SHORT TASK :: Beginning with the first line, set down every line through the one containing "obs_off = [(-53, 18), (-65, -10), (-28, 7)]", exactly as it appears, but not the pictures.
** begin **
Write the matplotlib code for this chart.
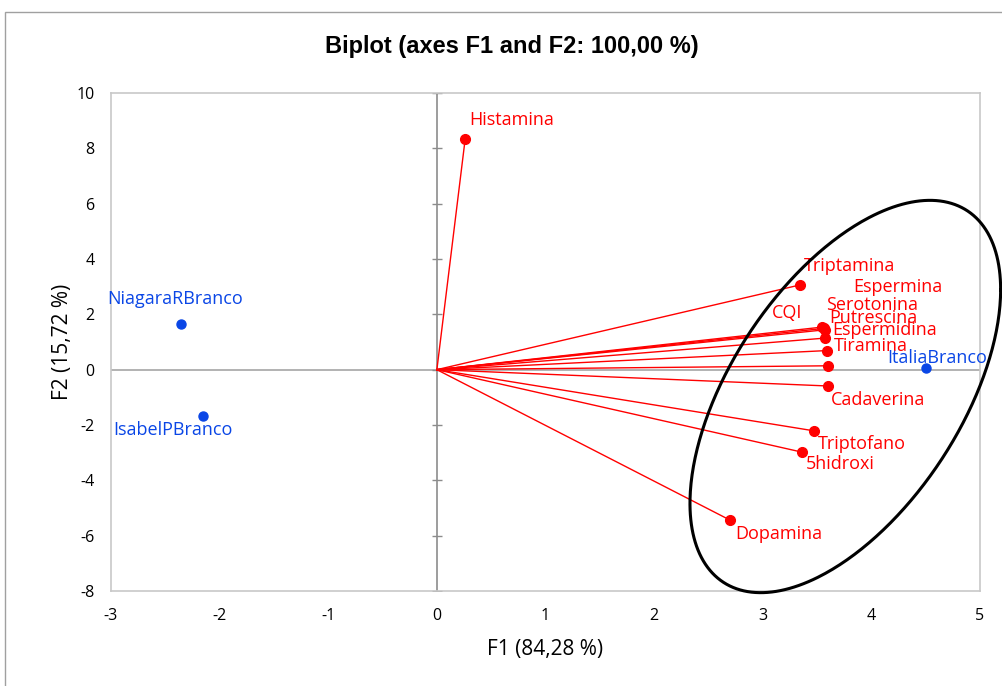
import numpy as np
import matplotlib.pyplot as plt
from matplotlib.patches import Rectangle

# variables (red) - F1 / F2 loadings
var_names = ["Histamina", "Triptamina", "Espermina", "Serotonina", "Putrescina",
             "Espermidina", "Tiramina", "CQI", "Cadaverina", "Triptofano",
             "5hidroxi", "Dopamina"]
var_f1 = [0.26, 3.34, 3.55, 3.56, 3.57, 3.57, 3.59, 3.60, 3.60, 3.47, 3.36, 2.70]
var_f2 = [8.32, 3.06, 1.54, 1.49, 1.44, 1.14, 0.69, 0.14, -0.59, -2.21, -2.98, -5.44]
# label offsets in points (label placement as in the original)
var_off = [(3, 14), (3, 14), (22, 29), (2, 17), (3.5, 8.5), (5.5, 5.5), (5, 3),
           (-40, 38), (2, -10), (3, -9.5), (3, -8.5), (3.5, -10)]

# observations (blue)
obs_names = ["NiagaraRBranco", "IsabelPBranco", "ItaliaBranco"]
obs_f1 = [-2.36, -2.15, 4.50]
obs_f2 = [1.66, -1.68, 0.07]
obs_off = [(-53, 18), (-65, -10), (-28, 7)]

xticks = [-3, -2, -1, 0, 1, 2, 3, 4, 5]
yticks = [-8, -6, -4, -2, 0, 2, 4, 6, 8, 10]

# hand-drawn ellipse around the group
ell_cx, ell_cy, ell_ax, ell_ay, ell_phi = 3.76, -0.97, 1.43, 7.09, np.deg2rad(57)

plt.rcParams['font.family'] = ['Open Sans', 'DejaVu Sans']
plt.rcParams['axes.unicode_minus'] = False
red = '#ff0000'
blue = '#0a46e6'

fig = plt.figure(figsize=(10.03, 6.86), dpi=100)
fig.patches.append(Rectangle((5 / 1003, -0.1), 1.2, 1.1 - 12 / 686,
                             transform=fig.transFigure, fill=False,
                             edgecolor='#a0a0a0', lw=1))
ax = fig.add_axes([111 / 1003, 1 - 591 / 686, 869 / 1003, 498 / 686])

ax.axhline(0, color='#a6a6a6', lw=1.2, zorder=1)
ax.axvline(0, color='#8c8c8c', lw=1.2, zorder=1)
ax.plot([0] * len(yticks), yticks, ls='none', marker='_', ms=7, mew=1,
        color='#8c8c8c', zorder=1)

for x, y, name, off in zip(var_f1, var_f2, var_names, var_off):
    ax.plot([0, x], [0, y], color=red, lw=1, zorder=2)
    ax.annotate(name, (x, y), xytext=off, textcoords='offset points',
                color=red, fontsize=13, va='center', ha='left')
ax.plot(var_f1, var_f2, 'o', color=red, ms=7, zorder=3)

ax.plot(obs_f1, obs_f2, 'o', color=blue, ms=6.5, zorder=3)
for x, y, name, off in zip(obs_f1, obs_f2, obs_names, obs_off):
    ax.annotate(name, (x, y), xytext=off, textcoords='offset points',
                color=blue, fontsize=13, va='center', ha='left')

t = np.linspace(0, 2 * np.pi, 400)
ax.plot(ell_cx + ell_ax * np.cos(t), ell_cy + ell_ay * np.cos(t - ell_phi),
        color='black', lw=2.2, zorder=4, clip_on=False)

ax.set_xlim(-3, 5)
ax.set_ylim(-8, 10)
ax.set_xticks(xticks)
ax.set_yticks(yticks)
ax.tick_params(length=0, labelsize=11.5, pad=12)
for s in ax.spines.values():
    s.set_color('#c8c8c8')
    s.set_linewidth(1.2)

ax.set_xlabel('F1 (84,28 %)', fontsize=15, labelpad=11)
ax.set_ylabel('F2 (15,72 %)', fontsize=15, labelpad=2)
fig.text(512 / 1003, 1 - 47 / 686, 'Biplot (axes F1 and F2: 100,00 %)',
         ha='center', va='center', fontsize=17, fontweight='bold',
         family='Liberation Sans')

fig.savefig('out.png', dpi=100)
** end **
SOLUTION FOR THIS PROBLEM ::
Write the matplotlib code for this chart.
import numpy as np
import matplotlib.pyplot as plt
from matplotlib.patches import Rectangle

# variables (red) - F1 / F2 loadings
var_names = ["Histamina", "Triptamina", "Espermina", "Serotonina", "Putrescina",
             "Espermidina", "Tiramina", "CQI", "Cadaverina", "Triptofano",
             "5hidroxi", "Dopamina"]
var_f1 = [0.26, 3.34, 3.55, 3.56, 3.57, 3.57, 3.59, 3.60, 3.60, 3.47, 3.36, 2.70]
var_f2 = [8.32, 3.06, 1.54, 1.49, 1.44, 1.14, 0.69, 0.14, -0.59, -2.21, -2.98, -5.44]
# label offsets in points (label placement as in the original)
var_off = [(3, 14), (3, 14), (22, 29), (2, 17), (3.5, 8.5), (5.5, 5.5), (5, 3),
           (-40, 38), (2, -10), (3, -9.5), (3, -8.5), (3.5, -10)]

# observations (blue)
obs_names = ["NiagaraRBranco", "IsabelPBranco", "ItaliaBranco"]
obs_f1 = [-2.36, -2.15, 4.50]
obs_f2 = [1.66, -1.68, 0.07]
obs_off = [(-53, 18), (-65, -10), (-28, 7)]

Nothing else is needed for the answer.